**BRIEF**:
Pull out every line with the word "this" from the entries below.

**PROVIDED INFORMATION**:

_____

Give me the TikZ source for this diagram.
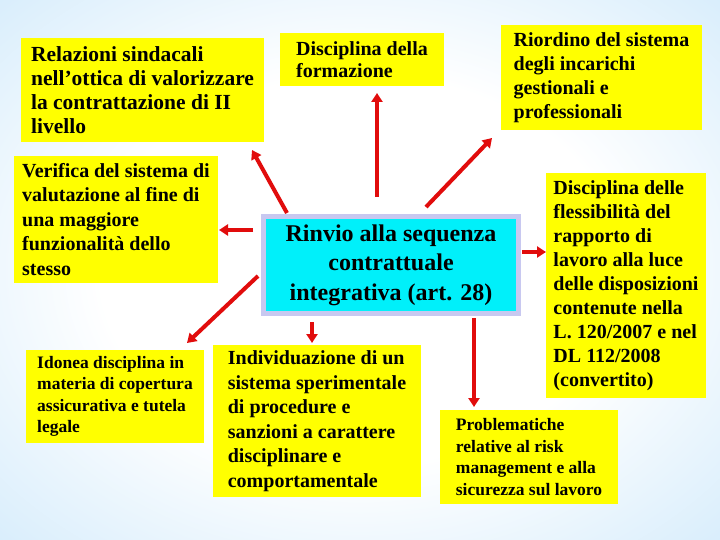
\documentclass[tikz,border=0pt]{standalone}
\usepackage{fontspec}
\setmainfont{Liberation Serif}
\usepackage{tikz}
\usetikzlibrary{arrows.meta}

\definecolor{bgblue}{RGB}{120,192,246}
\definecolor{bgmid}{RGB}{196,228,250}
\definecolor{boxyellow}{RGB}{255,255,0}
\definecolor{boxcyan}{RGB}{0,240,250}
\definecolor{boxlilac}{RGB}{200,200,240}
\definecolor{arrred}{RGB}{225,12,12}
\pgfdeclareradialshading{bgshade}{\pgfpoint{0bp}{0bp}}{color(0bp)=(white); color(18bp)=(white); color(45bp)=(bgmid); color(71bp)=(bgblue)}

\tikzset{
    box/.style={fill=boxyellow, anchor=north west, align=left, inner sep=0pt, outer sep=0pt,
        font=\bfseries\fontsize{20}{24.5}\selectfont},
    smallbox/.style={box, font=\bfseries\fontsize{17.5}{21.5}\selectfont},
    arr/.style={draw=arrred, line width=4pt, -{Triangle[width=11pt,length=9pt]}}
}

\begin{document}
\begin{tikzpicture}[x=1pt,y=-1pt]
        \useasboundingbox (0,0) rectangle (720,540);
        \shade[shading=bgshade] (0,0) rectangle (720,540);
        \node[box, minimum width=243, minimum height=104, font=\bfseries\fontsize{21.5}{24}\selectfont] (rel) at (21,38)
            {Relazioni sindacali\\nell’ottica di valorizzare\\la contrattazione di II\\livello};
        \node[box, minimum width=164, minimum height=53, font=\bfseries\fontsize{20}{22}\selectfont] (form) at (280,33)
            {Disciplina della\\formazione};
        \node[box, minimum width=201, minimum height=105, font=\bfseries\fontsize{20}{24}\selectfont] (rio) at (501,25)
            {Riordino del sistema\\degli incarichi\\gestionali e\\professionali};
        \node[box, minimum width=204, minimum height=127] (ver) at (14,156)
            {Verifica del sistema di\\valutazione al fine di\\una maggiore\\funzionalità dello\\stesso};
        \node[smallbox, minimum width=178, minimum height=93] (ido) at (26,350)
            {Idonea disciplina in\\materia di copertura\\assicurativa e tutela\\legale};
        \node[box, minimum width=208, minimum height=152] (ind) at (213,345)
            {Individuazione di un\\sistema sperimentale\\di procedure e\\sanzioni a carattere\\disciplinare e\\comportamentale};
        \node[box, minimum width=160, minimum height=225, font=\bfseries\fontsize{20}{24}\selectfont] (fle) at (546,173)
            {Disciplina delle\\flessibilità del\\rapporto di\\lavoro alla luce\\delle disposizioni\\contenute nella\\L. 120/2007 e nel\\DL 112/2008\\(convertito)};
        \node[smallbox, minimum width=178, minimum height=94] (pro) at (440,410)
            {Problematiche\\relative al risk\\management e alla\\sicurezza sul lavoro};
        \node[fill=boxcyan, draw=boxlilac, line width=5pt, outer sep=0pt, inner sep=0pt,
            minimum width=255, minimum height=97, align=center,
            font=\bfseries\fontsize{24}{29.5}\selectfont] (rinvio) at (391,265)
            {Rinvio alla sequenza\\contrattuale\\integrativa (art. 28)};
        \draw[arr] ([xshift=23.5pt,yshift=3.5pt]rinvio.north west) -- ([xshift=-12pt,yshift=-8pt]rel.south east);
        \draw[arr] ([xshift=-14pt,yshift=19.5pt]rinvio.north) -- ([xshift=15pt,yshift=-7pt]form.south);
        \draw[arr] ([xshift=35pt,yshift=9.5pt]rinvio.north) -- ([xshift=-9pt,yshift=-8pt]rio.south west);
        \draw[arr] ([xshift=-10.5pt,yshift=-13.5pt]rinvio.north west) -- ([xshift=1pt,yshift=-10.5pt]ver.east);
        \draw[arr] ([xshift=-5.5pt,yshift=-11pt]rinvio.west) -- ([xshift=-17pt,yshift=7pt]ido.north east);
        \draw[arr] ([xshift=48.5pt,yshift=-8.5pt]rinvio.south west) -- ([xshift=-5pt,yshift=2pt]ind.north);
        \draw[arr] ([xshift=3.5pt,yshift=13pt]rinvio.east) -- ([yshift=33.5pt]fle.west);
        \draw[arr] ([xshift=-44.5pt,yshift=-4.5pt]rinvio.south east) -- ([xshift=-55pt,yshift=3pt]pro.north);
    \end{tikzpicture}
\end{document}
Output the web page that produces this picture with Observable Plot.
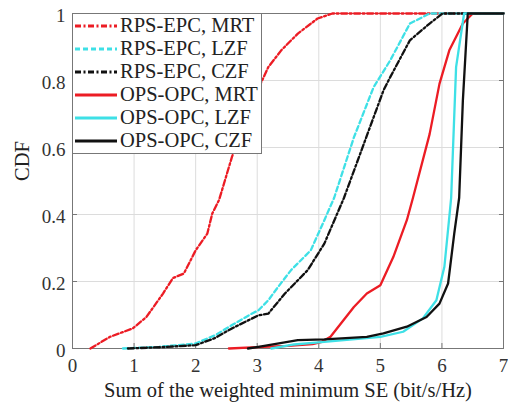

_____

**ANSWER FOR THE TASK**:
Give me the TikZ source for this diagram.
Output the web page that produces this picture with Observable Plot.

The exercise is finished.